Tuée dans l’œuf, la protection chômage pour tous les actifs semble bien loin
« Nous permettrons à tous les travailleurs d’avoir droit à l’assurance-chômage. Les artisans, les commerçants indépendants, les entrepreneurs, les professions libérales et les agriculteurs disposeront, comme les salariés, de cette protection ». Le programme présidentiel de 2017 se voulait résorber les inégalités entre les salariés « classiques » et les indépendants. Dans le détail, le candidat Macron précisait que « lorsqu’on est successivement salarié et indépendant, ou parfois les deux en même temps, la protection ne peut plus dépendre du statut comme dans le monde d’hier. L’assurance-chômage universelle couvrira tous les actifs – salariés, artisans, commerçants indépendants, entrepreneurs, professions libérales, agriculteurs – et facilitera les transitions d’un statut à un autre ».
Moins d’un an après, la promesse semblait déjà tuée dans l’œuf. Si l’Assemblée nationale avait bel et bien légiférée sur une indemnisation en faveur des indépendants en perte d’activité, celle-ci ne concernait que ceux placés en liquidation judiciaire. Plus précisément, l’article 51 de la réforme de 2019 disposait que le travailleur indépendant avait le droit à une indemnité autour de 800 euros par mois, pendant six mois, en cas de liquidation judiciaire ou de redressement judiciaire. Cependant, celui-ci se devait d’avoir « exercé son activité professionnelle durant au moins deux ans et avoir généré un revenu minimum de 10 000 euros par an sur les deux dernières années avant la liquidation ». Bien loin de la promesse de 2017…
En 2022, pour compenser les pertes d’activité à la suite de la crise Covid, l’exécutif avait choisi d’élargir quelque peu l’allocation, désormais ouverte aux indépendants dont « l’activité économique n’est plus économiquement viable ». Des critères restrictifs sont toutefois adossés à cette première condition : une baisse d’au moins 30% des revenus déclarés, ainsi qu’une attestation d’absence de viabilité, via un tiers de confiance (CCI, expert-comptable…).

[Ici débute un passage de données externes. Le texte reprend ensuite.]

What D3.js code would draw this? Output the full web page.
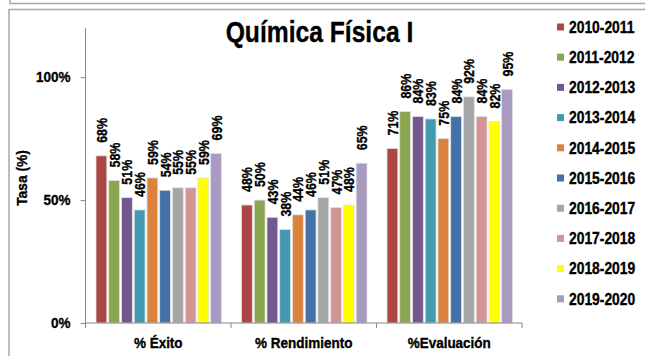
<!DOCTYPE html>
<html><head><meta charset="utf-8">
<script src="https://cdn.jsdelivr.net/npm/d3@7"></script>
<style>
html,body{margin:0;padding:0;background:#fff;}
svg{display:block;}
text{font-family:"Liberation Sans",Arial,sans-serif;font-weight:bold;fill:#000;stroke:#000;stroke-width:0.35px;}
</style></head>
<body>
<script>
const categories = ["% Éxito", "% Rendimiento", "%Evaluación"];
const seriesNames = ["2010-2011","2011-2012","2012-2013","2013-2014","2014-2015","2015-2016","2016-2017","2017-2018","2018-2019","2019-2020"];
const exito =       [68, 58, 51, 46, 59, 54, 55, 55, 59, 69];
const rendimiento = [48, 50, 43, 38, 44, 46, 51, 47, 48, 65];
const evaluacion =  [71, 86, 84, 83, 75, 84, 92, 84, 82, 95];
const colors = ["#AA4644","#8AA650","#72588F","#4399B0","#DB823D","#4472A8","#A5A5A5","#D49494","#FFFF00","#A99AC1"];
const yTicks = [0, 0.5, 1.0];
const title = "Química Física I";
const yTitle = "Tasa (%)";

const W = 645, H = 356;
const svg = d3.select("body").append("svg").attr("width", W).attr("height", H);

// frames
svg.append("path").attr("d", "M10,0V3.5H645").attr("fill","none").attr("stroke","#a8a8a8").attr("stroke-width",1.5);
svg.append("path").attr("d", "M9,356V9.5H645").attr("fill","none").attr("stroke","#a8a8a8").attr("stroke-width",1.5);

const plot = {left: 85.5, right: 522, top: 28, bottom: 323};
const y = d3.scaleLinear().domain([0, 1.2]).range([plot.bottom, plot.top]);
const x0 = d3.scaleBand().domain(categories).range([plot.left, plot.right]).paddingInner(0).paddingOuter(0);
const x1 = d3.scaleBand().domain(seriesNames).range([10.5, x0.bandwidth() - 9.5]).paddingInner(0.15).paddingOuter(0);

const seriesByCat = [exito, rendimiento, evaluacion];
const data = [];
categories.forEach((c, ci) => seriesNames.forEach((s, si) => data.push({c, s, si, v: seriesByCat[ci][si] / 100})));

// bars
svg.append("g").selectAll("rect").data(data).join("rect")
  .attr("x", d => x0(d.c) + x1(d.s))
  .attr("y", d => y(d.v))
  .attr("width", x1.bandwidth())
  .attr("height", d => y(0) - y(d.v))
  .attr("fill", d => colors[d.si])
  .attr("stroke", "#e2e2e2").attr("stroke-width", 0.8);

// y axis
const yAxis = svg.append("g").attr("transform", `translate(${plot.left},0)`)
  .call(d3.axisLeft(y).tickValues(yTicks).tickFormat(d3.format(".0%")).tickSize(5).tickPadding(10).tickSizeOuter(0));
yAxis.select(".domain").attr("stroke", "#888").attr("d", `M0,${plot.top}V${plot.bottom}`);
yAxis.selectAll(".tick line").attr("stroke", "#888");
yAxis.selectAll(".tick text").attr("font-size", 15).attr("font-family", null).attr("fill", "#000")
  .attr("x", null).attr("transform", "translate(-15,0) scale(0.9,1)");

// x axis
const xAxisG = svg.append("g").attr("transform", `translate(0,${plot.bottom})`);
xAxisG.append("line").attr("x1", plot.left).attr("x2", plot.right).attr("stroke", "#888");
const bounds = [plot.left].concat(categories.map(c => x0(c) + x0.bandwidth()));
xAxisG.selectAll("line.tk").data(bounds).join("line").attr("class","tk")
  .attr("x1", d => d).attr("x2", d => d).attr("y1", 0).attr("y2", 5).attr("stroke", "#888");
xAxisG.selectAll("text").data(categories).join("text")
  .attr("transform", d => `translate(${x0(d) + x0.bandwidth() / 2},25) scale(0.9,1)`)
  .attr("text-anchor", "middle").attr("font-size", 15).text(d => d);

// value labels
svg.append("g").selectAll("text").data(data).join("text")
  .attr("transform", d => `translate(${x0(d.c) + x1(d.s) + x1.bandwidth() / 2},${y(d.v) - 13}) rotate(-90) scale(0.8,1)`)
  .attr("dy", "0.35em").attr("text-anchor", "start").attr("font-size", 15.5)
  .text(d => Math.round(d.v * 100) + "%");

// title
svg.append("text").attr("transform", "translate(319.5,41.5) scale(0.85,1)")
  .attr("text-anchor", "middle").attr("font-size", 29).text(title);

// y title
svg.append("text").attr("transform", "translate(27,178) rotate(-90) scale(0.92,1)")
  .attr("text-anchor", "middle").attr("font-size", 15).text(yTitle);

// legend
const lg = svg.append("g").selectAll("g").data(seriesNames).join("g")
  .attr("transform", (d, i) => `translate(557,${27 + i * 30.2})`);
lg.append("rect").attr("x", 0).attr("y", -3.5).attr("width", 7).attr("height", 7).attr("fill", (d, i) => colors[i]);
lg.append("text").attr("transform", "translate(12,0) scale(0.85,1)")
  .attr("dy", "0.36em").attr("font-size", 16.3).text(d => d);
</script>
</body></html>
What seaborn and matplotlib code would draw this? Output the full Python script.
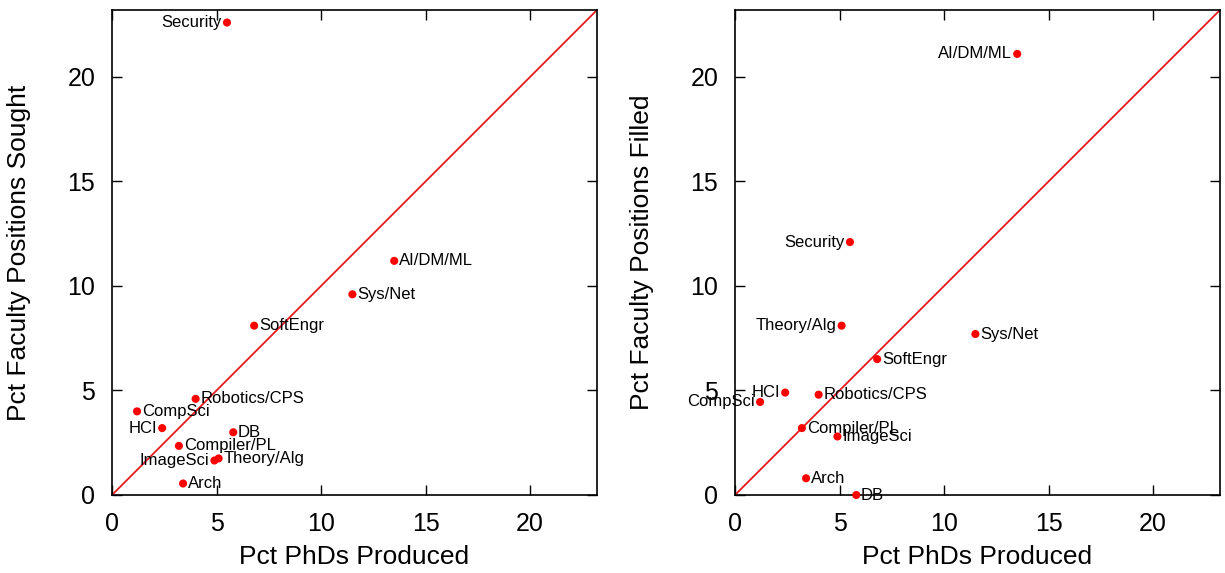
import matplotlib
matplotlib.use("Agg")
import matplotlib.pyplot as plt
import seaborn as sns
import pandas as pd

# Data
areas = ["Security", "AI/DM/ML", "Sys/Net", "SoftEngr", "Robotics/CPS", "CompSci",
         "HCI", "DB", "Compiler/PL", "ImageSci", "Theory/Alg", "Arch"]
pct_phds = [5.5, 13.5, 11.5, 6.8, 4.0, 1.2, 2.4, 5.8, 3.2, 4.9, 5.1, 3.4]
pct_sought = [22.6, 11.2, 9.6, 8.1, 4.6, 4.0, 3.2, 3.0, 2.35, 1.65, 1.75, 0.55]
pct_filled = [12.1, 21.1, 7.7, 6.5, 4.8, 4.45, 4.9, 0.0, 3.2, 2.8, 8.1, 0.8]

AX_MAX = 23.2
TICKS = [0, 5, 10, 15, 20]

# which side of the point each label sits on
left_labels_sought = {"Security", "HCI", "ImageSci"}
left_labels_filled = {"Security", "AI/DM/ML", "Theory/Alg", "HCI", "CompSci"}

sns.set_theme(style="ticks")
plt.rcParams["font.family"] = ["Liberation Sans", "DejaVu Sans"]
plt.rcParams["text.color"] = "black"
plt.rcParams["axes.labelcolor"] = "black"
plt.rcParams["xtick.color"] = "black"
plt.rcParams["ytick.color"] = "black"

fig = plt.figure(figsize=(12.25, 5.73), dpi=100)
ax1 = fig.add_axes([112 / 1225, 78 / 573, 485 / 1225, 485 / 573])
ax2 = fig.add_axes([735 / 1225, 78 / 573, 485 / 1225, 485 / 573])


def draw_panel(ax, yvals, ylabel, left_set):
    df = pd.DataFrame({"area": areas, "x": pct_phds, "y": yvals})
    ax.axline((0, 0), slope=1, color="#e41a1c", lw=1.3, zorder=1)
    sns.scatterplot(data=df, x="x", y="y", ax=ax, color="#ff0000", s=34,
                    edgecolor="none", zorder=3, legend=False, clip_on=False)
    for name, xv, yv in zip(df["area"], df["x"], df["y"]):
        if name in left_set:
            ax.annotate(name, (xv, yv), xytext=(-3.5, 0), textcoords="offset points",
                        ha="right", va="center", fontsize=12, color="black")
        else:
            ax.annotate(name, (xv, yv), xytext=(3.5, 0), textcoords="offset points",
                        ha="left", va="center", fontsize=12, color="black")
    ax.set_xlim(0, AX_MAX)
    ax.set_ylim(0, AX_MAX)
    ax.set_xticks(TICKS)
    ax.set_yticks(TICKS)
    ax.tick_params(direction="in", length=7, width=1, top=True, right=True,
                   labelsize=18, pad=12)
    ax.set_xlabel("Pct PhDs Produced", fontsize=19, labelpad=7)
    ax.set_ylabel(ylabel, fontsize=19)
    ax.yaxis.set_label_coords(-0.167, 0.5)
    for sp in ax.spines.values():
        sp.set_color("black")
        sp.set_linewidth(1.2)


draw_panel(ax1, pct_sought, "Pct Faculty Positions Sought", left_labels_sought)
draw_panel(ax2, pct_filled, "Pct Faculty Positions Filled", left_labels_filled)

fig.savefig("out.png", dpi=100)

Pour l’heure, la nouvelle réforme envisagée est loin de faire consensus parmi les économistes. Dans nos colonnes, le 22 mars dernier, Éric Heyer regrettait qu’« on préfère taper sur les chômeurs plutôt que supprimer des niches fiscales inefficaces. Car comme on dit, derrière chaque niche, il y a un chien qui aboie… Or sur les chômeurs, c’est inefficace et inégalitaire et ça ne rapporte pas énormément. Vous êtes très vite à l’os ». Un constat qui semble cependant rejoindre un consensus partagé par l’ensemble des économistes : celui de faire une nouvelle réforme alors que les effets de la précédente n’ont pas été évalués. Voilà qui devrait donner du grain à moudre aux critiques de l’inflation normative. Rappelons à ce titre qu’une étude gouvernementale avait estimé que le poids des normes en France représenterait un coût de 60 milliards d’euros par an, soit 3% du PIB. A l’heure où le gouvernement cherche à faire 20 milliards d’euros d’économies en 2025, les mauvaises langues pourraient lui suggérer de balayer d’abord devant sa porte.